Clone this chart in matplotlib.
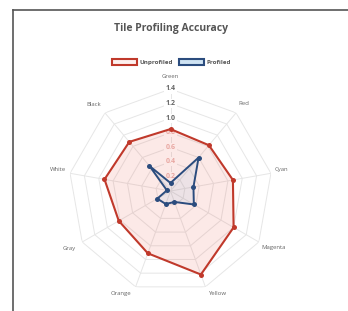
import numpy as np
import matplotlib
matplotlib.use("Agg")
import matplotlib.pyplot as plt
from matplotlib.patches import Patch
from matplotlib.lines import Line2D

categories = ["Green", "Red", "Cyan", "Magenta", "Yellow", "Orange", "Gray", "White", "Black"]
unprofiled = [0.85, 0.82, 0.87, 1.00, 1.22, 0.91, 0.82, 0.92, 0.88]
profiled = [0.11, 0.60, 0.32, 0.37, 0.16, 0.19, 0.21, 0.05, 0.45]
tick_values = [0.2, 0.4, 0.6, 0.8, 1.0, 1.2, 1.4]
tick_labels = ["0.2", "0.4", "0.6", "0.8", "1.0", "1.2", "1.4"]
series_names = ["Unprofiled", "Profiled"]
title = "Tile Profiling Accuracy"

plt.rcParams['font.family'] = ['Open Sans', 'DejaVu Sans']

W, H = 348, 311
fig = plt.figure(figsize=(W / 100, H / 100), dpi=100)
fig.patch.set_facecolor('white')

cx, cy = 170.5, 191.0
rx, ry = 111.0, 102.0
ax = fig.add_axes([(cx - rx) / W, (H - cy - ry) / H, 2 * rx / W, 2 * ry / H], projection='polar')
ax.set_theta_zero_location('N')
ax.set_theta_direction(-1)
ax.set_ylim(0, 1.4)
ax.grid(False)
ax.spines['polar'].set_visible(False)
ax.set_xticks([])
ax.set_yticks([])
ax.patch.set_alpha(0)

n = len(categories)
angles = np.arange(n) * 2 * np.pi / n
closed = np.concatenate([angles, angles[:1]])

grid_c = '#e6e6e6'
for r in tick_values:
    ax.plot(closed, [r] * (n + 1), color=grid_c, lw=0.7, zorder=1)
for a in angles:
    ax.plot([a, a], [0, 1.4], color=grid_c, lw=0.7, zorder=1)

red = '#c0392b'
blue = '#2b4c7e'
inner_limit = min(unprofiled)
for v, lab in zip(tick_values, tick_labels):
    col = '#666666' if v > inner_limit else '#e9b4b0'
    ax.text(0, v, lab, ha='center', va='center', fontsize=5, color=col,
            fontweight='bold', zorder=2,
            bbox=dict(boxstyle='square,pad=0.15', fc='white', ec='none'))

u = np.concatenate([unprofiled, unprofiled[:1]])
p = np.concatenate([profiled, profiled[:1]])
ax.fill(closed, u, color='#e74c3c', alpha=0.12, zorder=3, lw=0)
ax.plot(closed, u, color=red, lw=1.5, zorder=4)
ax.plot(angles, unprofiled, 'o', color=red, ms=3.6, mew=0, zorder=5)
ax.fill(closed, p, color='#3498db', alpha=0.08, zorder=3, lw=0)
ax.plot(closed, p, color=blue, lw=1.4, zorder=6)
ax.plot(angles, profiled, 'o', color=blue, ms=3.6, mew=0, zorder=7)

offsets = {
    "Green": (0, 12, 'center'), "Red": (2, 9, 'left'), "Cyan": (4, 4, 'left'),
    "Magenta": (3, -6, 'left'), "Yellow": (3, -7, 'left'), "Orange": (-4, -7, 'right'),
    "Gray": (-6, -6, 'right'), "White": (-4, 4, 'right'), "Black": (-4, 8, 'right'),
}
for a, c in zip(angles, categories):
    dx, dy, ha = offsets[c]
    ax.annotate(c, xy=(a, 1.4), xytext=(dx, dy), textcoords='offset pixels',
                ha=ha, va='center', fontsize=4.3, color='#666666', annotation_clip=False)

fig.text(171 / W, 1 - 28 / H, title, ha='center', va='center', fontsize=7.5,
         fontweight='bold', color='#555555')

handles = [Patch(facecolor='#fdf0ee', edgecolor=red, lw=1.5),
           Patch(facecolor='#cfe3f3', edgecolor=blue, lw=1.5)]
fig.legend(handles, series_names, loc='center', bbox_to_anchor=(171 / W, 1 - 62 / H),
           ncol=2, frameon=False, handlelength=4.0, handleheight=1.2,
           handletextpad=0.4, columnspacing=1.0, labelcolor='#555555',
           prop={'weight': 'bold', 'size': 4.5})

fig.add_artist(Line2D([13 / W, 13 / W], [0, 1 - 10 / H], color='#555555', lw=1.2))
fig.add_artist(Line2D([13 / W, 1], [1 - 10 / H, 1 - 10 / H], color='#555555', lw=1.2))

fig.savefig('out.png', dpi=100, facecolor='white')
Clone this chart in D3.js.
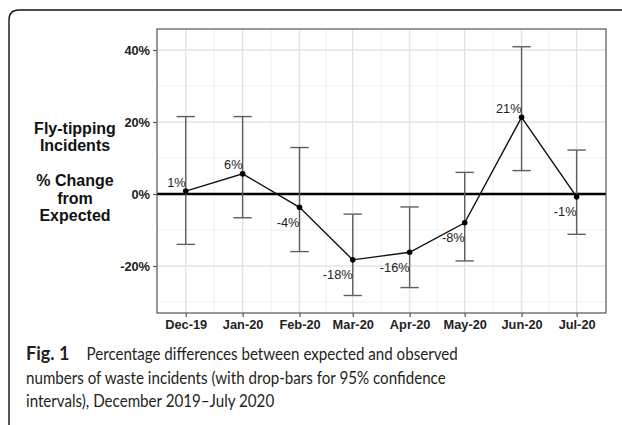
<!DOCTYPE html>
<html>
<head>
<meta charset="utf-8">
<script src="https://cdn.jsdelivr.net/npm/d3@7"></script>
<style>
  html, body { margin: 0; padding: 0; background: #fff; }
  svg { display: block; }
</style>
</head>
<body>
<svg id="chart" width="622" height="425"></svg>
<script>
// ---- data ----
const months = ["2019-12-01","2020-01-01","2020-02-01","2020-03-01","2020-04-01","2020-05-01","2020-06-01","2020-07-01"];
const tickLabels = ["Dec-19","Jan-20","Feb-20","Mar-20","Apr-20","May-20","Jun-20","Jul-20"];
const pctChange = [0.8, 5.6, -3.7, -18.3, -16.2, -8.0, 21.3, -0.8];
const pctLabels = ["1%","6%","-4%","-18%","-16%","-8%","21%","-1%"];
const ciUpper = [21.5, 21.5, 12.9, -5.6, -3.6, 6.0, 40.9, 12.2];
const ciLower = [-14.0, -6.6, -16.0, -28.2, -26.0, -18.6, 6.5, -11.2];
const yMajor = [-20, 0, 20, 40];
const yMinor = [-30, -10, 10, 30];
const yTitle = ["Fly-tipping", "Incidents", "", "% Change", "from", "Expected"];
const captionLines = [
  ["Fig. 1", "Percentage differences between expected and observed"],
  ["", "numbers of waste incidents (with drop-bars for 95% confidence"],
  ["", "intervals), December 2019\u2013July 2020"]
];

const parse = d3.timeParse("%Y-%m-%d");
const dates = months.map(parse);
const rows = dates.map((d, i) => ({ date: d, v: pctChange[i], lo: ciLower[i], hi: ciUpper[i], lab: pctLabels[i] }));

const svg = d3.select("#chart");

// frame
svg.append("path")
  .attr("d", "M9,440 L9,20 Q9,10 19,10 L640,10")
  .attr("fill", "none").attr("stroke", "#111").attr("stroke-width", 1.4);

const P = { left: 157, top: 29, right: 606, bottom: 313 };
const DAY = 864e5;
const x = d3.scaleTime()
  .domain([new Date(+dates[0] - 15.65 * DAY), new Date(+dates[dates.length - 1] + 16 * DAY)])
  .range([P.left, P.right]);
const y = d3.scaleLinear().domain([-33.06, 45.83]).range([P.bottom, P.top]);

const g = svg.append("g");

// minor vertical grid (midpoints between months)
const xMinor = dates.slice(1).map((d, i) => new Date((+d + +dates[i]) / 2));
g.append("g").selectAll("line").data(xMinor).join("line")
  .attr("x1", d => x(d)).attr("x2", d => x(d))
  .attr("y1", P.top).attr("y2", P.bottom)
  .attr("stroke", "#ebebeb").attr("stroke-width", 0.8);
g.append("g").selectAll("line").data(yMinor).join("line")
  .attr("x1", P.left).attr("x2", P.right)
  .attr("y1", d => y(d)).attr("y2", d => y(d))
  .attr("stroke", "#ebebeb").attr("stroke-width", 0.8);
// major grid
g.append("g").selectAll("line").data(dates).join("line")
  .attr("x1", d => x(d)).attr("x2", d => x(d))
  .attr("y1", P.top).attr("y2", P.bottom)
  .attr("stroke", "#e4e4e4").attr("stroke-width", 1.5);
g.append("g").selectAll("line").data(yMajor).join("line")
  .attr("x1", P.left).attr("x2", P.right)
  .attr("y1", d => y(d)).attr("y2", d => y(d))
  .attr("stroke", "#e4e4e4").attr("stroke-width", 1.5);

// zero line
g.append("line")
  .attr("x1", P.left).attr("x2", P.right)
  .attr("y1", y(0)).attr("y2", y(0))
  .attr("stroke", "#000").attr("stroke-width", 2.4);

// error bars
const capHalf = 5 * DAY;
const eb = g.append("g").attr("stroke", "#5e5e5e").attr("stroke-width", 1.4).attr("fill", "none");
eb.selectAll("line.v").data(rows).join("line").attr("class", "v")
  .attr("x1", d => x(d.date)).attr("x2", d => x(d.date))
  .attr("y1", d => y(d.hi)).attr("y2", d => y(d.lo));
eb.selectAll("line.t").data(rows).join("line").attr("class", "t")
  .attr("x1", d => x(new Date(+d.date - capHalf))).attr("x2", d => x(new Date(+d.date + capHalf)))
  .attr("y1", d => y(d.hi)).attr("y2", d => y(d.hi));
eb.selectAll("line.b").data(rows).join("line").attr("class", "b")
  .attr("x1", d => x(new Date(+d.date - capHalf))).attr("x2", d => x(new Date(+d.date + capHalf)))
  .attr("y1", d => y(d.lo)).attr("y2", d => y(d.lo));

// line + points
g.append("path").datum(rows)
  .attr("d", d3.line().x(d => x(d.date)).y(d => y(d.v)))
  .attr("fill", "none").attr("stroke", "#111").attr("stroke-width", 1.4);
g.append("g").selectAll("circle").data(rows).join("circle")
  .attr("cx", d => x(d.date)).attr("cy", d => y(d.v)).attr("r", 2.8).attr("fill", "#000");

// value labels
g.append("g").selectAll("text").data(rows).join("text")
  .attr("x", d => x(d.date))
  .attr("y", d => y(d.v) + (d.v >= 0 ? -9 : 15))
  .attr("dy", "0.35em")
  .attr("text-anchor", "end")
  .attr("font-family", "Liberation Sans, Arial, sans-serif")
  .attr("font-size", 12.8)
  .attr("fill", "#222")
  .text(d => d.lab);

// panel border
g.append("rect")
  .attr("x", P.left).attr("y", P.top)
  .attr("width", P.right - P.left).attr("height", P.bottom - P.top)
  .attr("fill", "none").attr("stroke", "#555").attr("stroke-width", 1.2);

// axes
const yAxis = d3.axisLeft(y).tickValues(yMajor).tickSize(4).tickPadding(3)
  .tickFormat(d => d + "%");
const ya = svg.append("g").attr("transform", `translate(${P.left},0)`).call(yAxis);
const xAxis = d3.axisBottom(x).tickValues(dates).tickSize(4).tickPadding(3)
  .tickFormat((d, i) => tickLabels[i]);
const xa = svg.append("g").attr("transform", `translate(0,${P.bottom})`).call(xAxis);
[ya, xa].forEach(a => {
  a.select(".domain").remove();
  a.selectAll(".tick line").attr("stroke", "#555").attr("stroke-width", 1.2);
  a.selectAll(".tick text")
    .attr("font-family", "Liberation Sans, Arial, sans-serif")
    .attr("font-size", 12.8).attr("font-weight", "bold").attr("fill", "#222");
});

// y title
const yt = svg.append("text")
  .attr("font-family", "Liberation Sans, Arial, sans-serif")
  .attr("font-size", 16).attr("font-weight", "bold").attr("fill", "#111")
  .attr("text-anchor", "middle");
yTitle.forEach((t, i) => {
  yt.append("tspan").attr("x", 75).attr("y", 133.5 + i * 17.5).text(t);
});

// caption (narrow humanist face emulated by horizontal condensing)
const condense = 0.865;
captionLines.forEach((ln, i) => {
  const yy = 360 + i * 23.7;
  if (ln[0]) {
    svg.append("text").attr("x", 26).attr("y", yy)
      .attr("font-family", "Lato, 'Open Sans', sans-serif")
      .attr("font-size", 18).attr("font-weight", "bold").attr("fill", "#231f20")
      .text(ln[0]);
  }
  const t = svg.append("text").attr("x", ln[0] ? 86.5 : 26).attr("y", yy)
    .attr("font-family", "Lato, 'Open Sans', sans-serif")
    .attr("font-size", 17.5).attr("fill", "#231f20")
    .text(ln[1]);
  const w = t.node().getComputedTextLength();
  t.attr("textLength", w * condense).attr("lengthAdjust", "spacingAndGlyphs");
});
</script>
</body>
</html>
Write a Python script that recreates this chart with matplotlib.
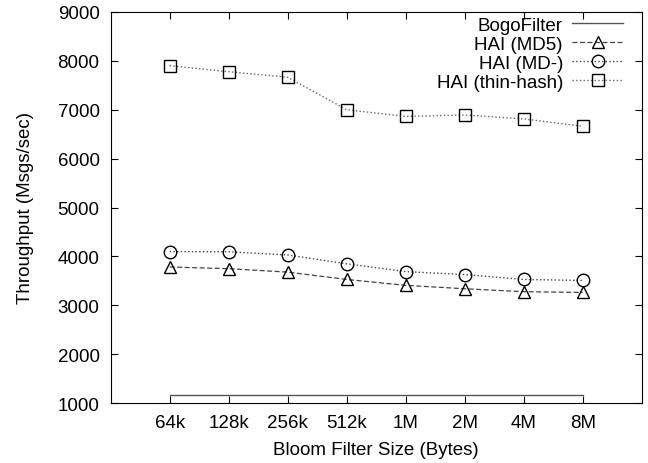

══════

**Stated goal**
Could the lines from the top of the material through the line with "from matplotlib.lines import Line2D" be repeated exactly, pictures left out?

**Task response**
Clone this chart in matplotlib.
import numpy as np
import matplotlib
matplotlib.use("Agg")
import matplotlib.pyplot as plt
from matplotlib.patches import Patch
from matplotlib.lines import Line2D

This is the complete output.